[Start of Data shown]
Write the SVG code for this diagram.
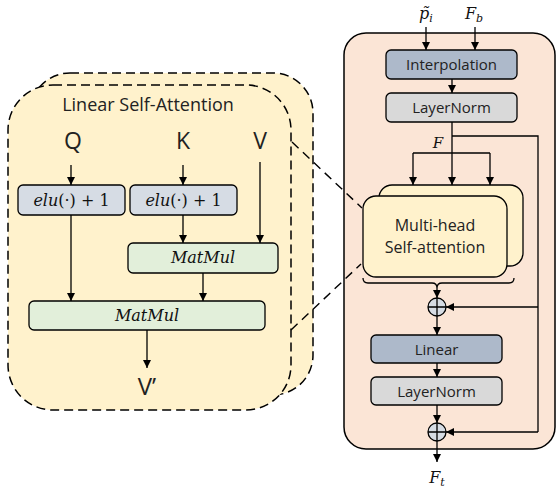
[End of Data shown]
[Start of Data shown]
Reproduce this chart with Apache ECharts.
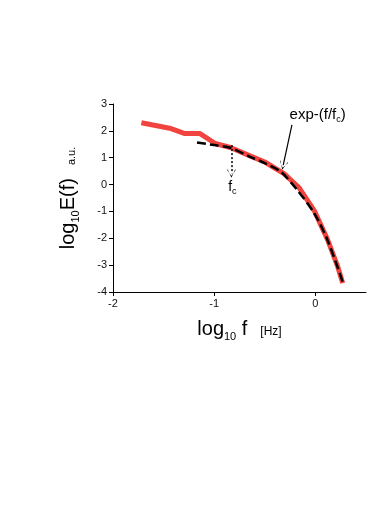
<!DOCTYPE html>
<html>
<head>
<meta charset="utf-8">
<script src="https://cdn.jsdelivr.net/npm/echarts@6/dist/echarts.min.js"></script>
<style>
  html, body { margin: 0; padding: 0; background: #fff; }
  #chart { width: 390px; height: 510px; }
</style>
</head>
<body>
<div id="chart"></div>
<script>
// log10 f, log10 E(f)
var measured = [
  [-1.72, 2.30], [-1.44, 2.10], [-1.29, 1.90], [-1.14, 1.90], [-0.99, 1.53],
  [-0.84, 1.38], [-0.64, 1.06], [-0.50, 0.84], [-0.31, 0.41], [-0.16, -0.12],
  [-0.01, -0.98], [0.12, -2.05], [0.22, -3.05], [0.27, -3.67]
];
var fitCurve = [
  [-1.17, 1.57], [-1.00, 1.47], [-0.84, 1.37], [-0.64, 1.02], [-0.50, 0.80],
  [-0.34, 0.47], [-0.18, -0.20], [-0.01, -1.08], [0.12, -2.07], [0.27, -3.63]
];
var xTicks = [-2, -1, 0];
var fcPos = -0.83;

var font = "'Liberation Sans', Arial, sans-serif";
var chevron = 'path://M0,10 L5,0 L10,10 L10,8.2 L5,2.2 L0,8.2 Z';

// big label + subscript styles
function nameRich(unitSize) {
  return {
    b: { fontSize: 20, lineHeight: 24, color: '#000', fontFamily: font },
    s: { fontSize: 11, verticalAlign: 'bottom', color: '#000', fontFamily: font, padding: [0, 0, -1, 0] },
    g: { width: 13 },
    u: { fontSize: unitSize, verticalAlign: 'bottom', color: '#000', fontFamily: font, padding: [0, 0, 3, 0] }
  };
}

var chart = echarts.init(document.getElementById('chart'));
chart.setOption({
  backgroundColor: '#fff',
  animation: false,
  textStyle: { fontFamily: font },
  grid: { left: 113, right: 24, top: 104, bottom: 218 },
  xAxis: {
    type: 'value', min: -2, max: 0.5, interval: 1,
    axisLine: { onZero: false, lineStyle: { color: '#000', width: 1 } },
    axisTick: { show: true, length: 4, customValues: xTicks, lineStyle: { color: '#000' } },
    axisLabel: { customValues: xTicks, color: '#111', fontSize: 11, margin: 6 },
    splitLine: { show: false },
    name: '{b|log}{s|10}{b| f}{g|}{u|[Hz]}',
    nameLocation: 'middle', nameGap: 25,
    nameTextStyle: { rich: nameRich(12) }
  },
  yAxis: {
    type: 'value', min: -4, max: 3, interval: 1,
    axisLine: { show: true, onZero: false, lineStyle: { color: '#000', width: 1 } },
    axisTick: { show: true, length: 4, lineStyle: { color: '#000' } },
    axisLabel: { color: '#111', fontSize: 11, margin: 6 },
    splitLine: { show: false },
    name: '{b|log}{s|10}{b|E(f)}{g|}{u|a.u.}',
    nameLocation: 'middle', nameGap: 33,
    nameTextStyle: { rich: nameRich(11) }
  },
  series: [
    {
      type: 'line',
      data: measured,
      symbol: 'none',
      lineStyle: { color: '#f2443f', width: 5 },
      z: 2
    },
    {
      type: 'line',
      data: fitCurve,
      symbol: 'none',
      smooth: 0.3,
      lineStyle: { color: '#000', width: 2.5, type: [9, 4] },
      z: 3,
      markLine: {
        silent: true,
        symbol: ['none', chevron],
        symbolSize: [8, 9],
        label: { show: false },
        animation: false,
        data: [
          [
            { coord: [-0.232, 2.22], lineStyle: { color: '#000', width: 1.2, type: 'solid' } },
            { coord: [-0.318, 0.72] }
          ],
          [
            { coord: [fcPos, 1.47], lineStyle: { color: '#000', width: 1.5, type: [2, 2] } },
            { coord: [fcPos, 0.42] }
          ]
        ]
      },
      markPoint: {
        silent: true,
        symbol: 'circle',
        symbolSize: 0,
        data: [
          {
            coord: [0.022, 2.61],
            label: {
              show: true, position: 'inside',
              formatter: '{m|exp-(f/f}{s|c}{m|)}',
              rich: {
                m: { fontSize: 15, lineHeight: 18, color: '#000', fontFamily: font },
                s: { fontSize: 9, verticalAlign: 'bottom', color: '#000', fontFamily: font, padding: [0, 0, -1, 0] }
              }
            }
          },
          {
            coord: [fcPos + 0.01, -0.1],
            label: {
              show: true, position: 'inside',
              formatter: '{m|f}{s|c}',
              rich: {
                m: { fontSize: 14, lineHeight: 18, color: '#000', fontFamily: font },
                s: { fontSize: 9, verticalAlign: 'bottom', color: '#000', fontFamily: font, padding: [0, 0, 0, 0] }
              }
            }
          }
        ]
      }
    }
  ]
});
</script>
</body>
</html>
[End of Data shown]
[Start of Data shown]
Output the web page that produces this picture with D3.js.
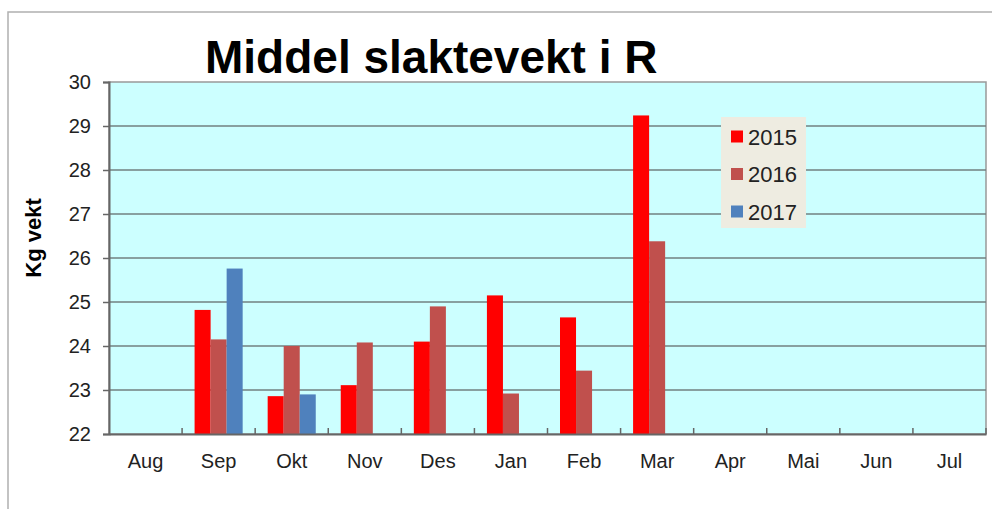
[End of Data shown]
> **Problem statement**:
Keep to the lines between the line with "Reproduce this chart with Apache ECharts." and the line with "var chevron = 'path://M0,10", inclusive, and transcribe them without pictures.

> **Task response**:
Reproduce this chart with Apache ECharts.
<!DOCTYPE html>
<html>
<head>
<meta charset="utf-8">
<script src="https://cdn.jsdelivr.net/npm/echarts@6/dist/echarts.min.js"></script>
<style>
  html, body { margin: 0; padding: 0; background: #fff; }
  #chart { width: 390px; height: 510px; }
</style>
</head>
<body>
<div id="chart"></div>
<script>
// log10 f, log10 E(f)
var measured = [
  [-1.72, 2.30], [-1.44, 2.10], [-1.29, 1.90], [-1.14, 1.90], [-0.99, 1.53],
  [-0.84, 1.38], [-0.64, 1.06], [-0.50, 0.84], [-0.31, 0.41], [-0.16, -0.12],
  [-0.01, -0.98], [0.12, -2.05], [0.22, -3.05], [0.27, -3.67]
];
var fitCurve = [
  [-1.17, 1.57], [-1.00, 1.47], [-0.84, 1.37], [-0.64, 1.02], [-0.50, 0.80],
  [-0.34, 0.47], [-0.18, -0.20], [-0.01, -1.08], [0.12, -2.07], [0.27, -3.63]
];
var xTicks = [-2, -1, 0];
var fcPos = -0.83;

var font = "'Liberation Sans', Arial, sans-serif";
var chevron = 'path://M0,10 L5,0 L10,10 L10,8.2 L5,2.2 L0,8.2 Z';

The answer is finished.